House prices rose during October according to the Federal Housing Finance Agency's monthly House Price Index (HPI.)  While the increase was only 0.6 percent on a seasonally adjusted basis, it followed two months in which prices declined and was only the 7th upward blip in the last 31 months.

At the same time, the 0.0 percent estimated change in September was revised downward to a 0.4 percent decline.

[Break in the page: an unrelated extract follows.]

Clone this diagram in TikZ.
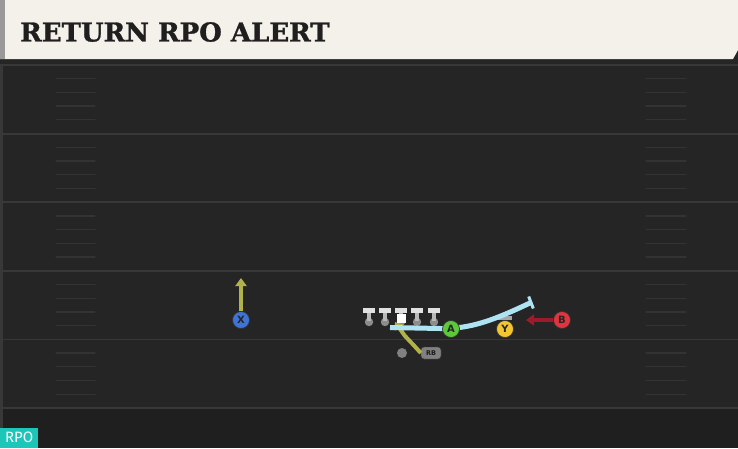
\documentclass[tikz,border=0pt]{standalone}
\usepackage{fontspec}
\newfontfamily\titlefont{DejaVu Serif Bold}[FakeBold=1.2]
\newfontfamily\labelfont{DejaVu Sans Bold}
\newfontfamily\badgefont{Fira Sans}
\usetikzlibrary{arrows.meta,calc}
\definecolor{field}{HTML}{252525}
\definecolor{yard}{HTML}{383838}
\definecolor{hash}{HTML}{333333}
\definecolor{cream}{HTML}{F4F1EA}
\definecolor{route}{HTML}{AEE4F2}
\definecolor{olive}{HTML}{B2B24A}
\definecolor{xblue}{HTML}{3D74D6}
\definecolor{agreen}{HTML}{5CC83A}
\definecolor{yyellow}{HTML}{F2C531}
\definecolor{bred}{HTML}{E0343F}
\definecolor{darkred}{HTML}{9C1A2A}
\definecolor{teal}{HTML}{1CC6B8}
\tikzset{
  player/.style={circle, draw=black!80, line width=0.7pt, minimum size=17pt, inner sep=0pt, font=\labelfont\fontsize{10}{10}\selectfont, text=black!85},
  lineman/.style={line width=4.6pt, draw=black!12},
  stem/.style={line width=4.4pt, draw=black!28},
  yardline/.style={draw=yard, line width=1.8pt},
  hashmark/.style={draw=hash, line width=1.3pt, line cap=round},
}
\begin{document}
\begin{tikzpicture}[x=1pt,y=-1pt]
\useasboundingbox (0,0) rectangle (738,448);
% field
\fill[field] (0,0) rectangle (738,448);
\fill[black!85] (0,59) rectangle (738,65);
\fill[black!88!white] (0,408) rectangle (738,448);
\fill[yard] (0,65) rectangle (2.5,448);
\foreach \k in {0,...,5}{
  \draw[yardline] (0,65+68.6*\k) -- (738,65+68.6*\k);
}
\foreach \k in {0,...,4}{
  \foreach \j in {1,...,4}{
    \draw[hashmark] (56,65+68.6*\k+13.7*\j) -- (95,65+68.6*\k+13.7*\j);
    \draw[hashmark] (646,65+68.6*\k+13.7*\j) -- (686,65+68.6*\k+13.7*\j);
  }
}
% header
\fill[cream] (0,0) -- (738,0) -- (738,50) -- (733,59) -- (0,59) -- cycle;
\fill[black!40] (0,0) rectangle (5,59);
\node[anchor=west, inner sep=0pt, font=\titlefont\fontsize{26}{26}\selectfont, text=black!88] (title) at (20,32) {RETURN RPO ALERT};
% badge
\node[fill=teal, anchor=south west, minimum width=38pt, minimum height=20pt, inner sep=0pt, text=white, font=\badgefont\fontsize{15}{15}\selectfont] (rpo) at (0,448) {RPO};
% offensive line
\foreach \x/\n in {369/l1,385/l2,401/l3,417/l4,434/l5}{
  \fill[black!45] (\x,322) circle (4.2pt);
  \draw[stem] (\x,311) -- (\x,321);
  \draw[lineman] (\x-6,310.5) -- (\x+6,310.5);
  \coordinate (\n) at (\x,316);
}
% RB
\node[circle, fill=black!50, minimum size=10pt, inner sep=0pt] (qb) at (402,353) {};
\node[fill=black!50, draw=black!80, rounded corners=3pt, minimum width=20pt, minimum height=12pt, inner sep=0pt, text=black!90, font=\labelfont\fontsize{6.5}{6.5}\selectfont] (rb) at (431,353) {RB};
\draw[olive, line width=4pt, line join=round, -{Triangle[length=7pt,width=10pt]}] (rb.west) -- (414,345.5) -- (405,336) -- (395,322);
\node[fill=white, minimum size=9pt, inner sep=0pt] (center) at (401,318) {};
% blocking route
\coordinate (rs) at (390,327.5);
\coordinate (re) at (531,302.5);
\fill[black!35] (498,315.5) rectangle (512,320);
\draw[route, line width=5pt] (rs) -- (440,328.5) .. controls (470,329) and (492,321) .. (re);
\draw[route, line width=3pt] ($(re)+(-2.3,-6)$) -- ($(re)+(2.3,6)$);
\node[player, fill=agreen] (A) at (451,329) {A};
\node[player, fill=yyellow] (Y) at (505,329) {Y};
% X
\node[player, fill=xblue] (X) at (241,320) {X};
\coordinate (xend) at (241,278);
\draw[olive, line width=4pt, -{Triangle[length=8pt,width=11pt]}] (X.north) -- (xend);
% B
\node[player, fill=bred] (B) at (562,320) {B};
\coordinate (bend) at (526,320);
\draw[darkred, line width=4pt, -{Triangle[length=8pt,width=11pt]}] (B.west) -- (bend);
\end{tikzpicture}
\end{document}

Since October 2008 prices have fallen 1.9 percent and they are off 10.8 percent since the peak of the housing market in April 2007.

The HPI is compiled from data collected by Fannie Mae and Freddie Mac data on the houses purchased with mortgages bought or guaranteed by those government sponsored enterprises.  The index is unique in that it only includes houses where a previous sale was also financed by a GSI mortgage so price changes are for same house sales.

There was a wide variation in changes among the nine Census regions.  Prices rose in the five of the regions and were unchanged only in New England.  The Pacific region had an average price increase of 3.7 percent while the Middle Atlantic States had the worst performance with house prices falling another 1.8 percent.  Every region except the West South Central has lower prices than one year ago - in that region there has been zero change.  Prices in the Mountain region are down 7.5 percent since last October followed by the South Atlantic states with a 4.1 percent price decrease.  But everything is relative.  During the one year period prior to this one, October 2007 to October 2008 prices in those in regions were down 8.0 and 9.9 percent respectively.  The Pacific region, showed the most improvement.   Its prices declined 0.3 percent in the past year compared to a -21.7 percent change in the 2007-2008 period.

The HPI for the U.S. was 199.4.  According to the report this was approximately the level of the HPI in February, 2008.